Yayne Abäba is a short novel by the Ethiopian writer, politician, and onetime Prime Minister of Ethiopia, Makonnen Endelkachew. The story features the adventures of a young girl named Yayne Abäba, which means "flower of my eye". It is one of the earliest modern works of science fiction in Islamic literature, and is considered a seminal work in black science fiction. It is sometimes described as containing elements of a cosmic, Lovecraftian horror.

==Publication history==
The story first appeared as the eponymously titled "Yayne Abäba". In later publications, this story came to be known as "Aläm Wärätäna", variously translated into English as "The Inconsistent World", "Fickle World", or "Unstable People". There is not scholarly consensus on when the story was first published, and its first publication date is variously reported as 1945, 1947, 1948, or 1955. Likewise, there are several disagreeing accounts of when the story was first written, in 1948 or 1917. Endelkachew himself was once quoted as saying he'd written it (or some version of it) in 1909 as an anti-slavery story, when he would have been 19 years old.
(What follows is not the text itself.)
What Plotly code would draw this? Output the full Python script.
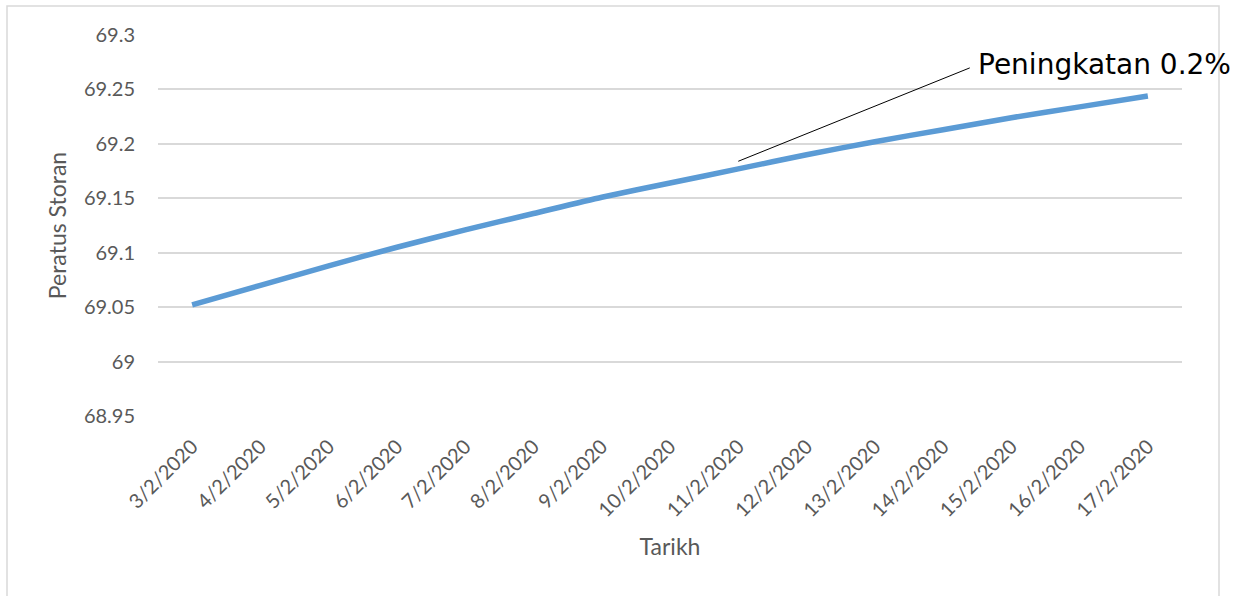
import plotly.graph_objects as go

dates = ["3/2/2020", "4/2/2020", "5/2/2020", "6/2/2020", "7/2/2020", "8/2/2020",
         "9/2/2020", "10/2/2020", "11/2/2020", "12/2/2020", "13/2/2020", "14/2/2020",
         "15/2/2020", "16/2/2020", "17/2/2020"]
storage_pct = [69.052, 69.070, 69.088, 69.105, 69.121, 69.136, 69.151, 69.164,
               69.177, 69.190, 69.202, 69.213, 69.224, 69.234, 69.244]
y_ticks = [68.95, 69.0, 69.05, 69.1, 69.15, 69.2, 69.25, 69.3]
y_tick_labels = ["68.95", "69", "69.05", "69.1", "69.15", "69.2", "69.25", "69.3"]
annot_text = "Peningkatan 0.2%"
annot_date = "11/2/2020"
annot_value = 69.184

font_main = "Lato, 'Open Sans', sans-serif"
grey = "#595959"

fig = go.Figure()
fig.add_trace(go.Scatter(
    x=dates, y=storage_pct, mode="lines",
    line=dict(color="#5B9BD5", width=5.5, shape="spline", smoothing=0.6),
    showlegend=False, hoverinfo="x+y",
))

# leader line (arrow without head, no text)
fig.add_annotation(x=annot_date, y=annot_value, xref="x", yref="y", text="",
                   showarrow=True, arrowhead=0, arrowwidth=1, arrowcolor="#000000",
                   ax=233, ay=-94, axref="pixel", ayref="pixel", standoff=0)
# label text
fig.add_annotation(x=annot_date, y=annot_value, xref="x", yref="y", text=annot_text,
                   showarrow=False, xshift=238, yshift=97, xanchor="left", yanchor="middle",
                   font=dict(family="'Century Gothic', 'DejaVu Sans', sans-serif", size=28, color="#000000"))

# outer chart border
L, R, T, B = 158, 60, 35, 180
W, H = 1242 - L - R, 596 - T - B
fig.add_shape(type="rect", xref="paper", yref="paper",
              x0=(7 - L) / W, x1=(1219 - L) / W, y0=(416 - 620) / H, y1=1 + (T - 6) / H,
              line=dict(color="#d9d9d9", width=1.5), fillcolor="rgba(0,0,0,0)", layer="below")

fig.update_layout(
    width=1242, height=596,
    margin=dict(l=L, r=R, t=T, b=B, autoexpand=False),
    paper_bgcolor="white", plot_bgcolor="white",
    font=dict(family=font_main, color=grey, size=20),
    xaxis=dict(
        type="category", categoryorder="array", categoryarray=dates,
        tickangle=-45, showgrid=False, showline=False, zeroline=False,
        ticks="", ticklabelstandoff=14,
        tickfont=dict(size=20, color=grey),
        title=dict(text="Tarikh", font=dict(size=23, color=grey), standoff=18),
        range=[-0.5, len(dates) - 0.5],
    ),
    yaxis=dict(
        range=[68.95, 69.3], tickvals=y_ticks, ticktext=y_tick_labels,
        showgrid=True, gridcolor="#d9d9d9", gridwidth=1.5,
        showline=False, zeroline=False, ticks="", ticklabelstandoff=22,
        tickfont=dict(size=20, color=grey),
        title=dict(text="Peratus Storan", font=dict(size=23, color=grey), standoff=10),
    ),
)

fig.write_html("out.html", config={"displayModeBar": False},
               post_script="document.body.style.margin='0';document.body.style.padding='0';")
The story was originally published in a collection titled Bitwoded: Three Plays. It was translated into English in 2007 by K. M. Simon, and published under the title The City of the Poor.

==Plot==
In the story, Abäba, an adolescent girl of the Amhara people, is trafficked into slavery. After she escapes her captors, she goes on numerous adventures until finally reuniting with her family. There is a fantastical dream sequence in which she employs a microscope to look behind the superficialities of the world to see the frightening true realities that lie beneath.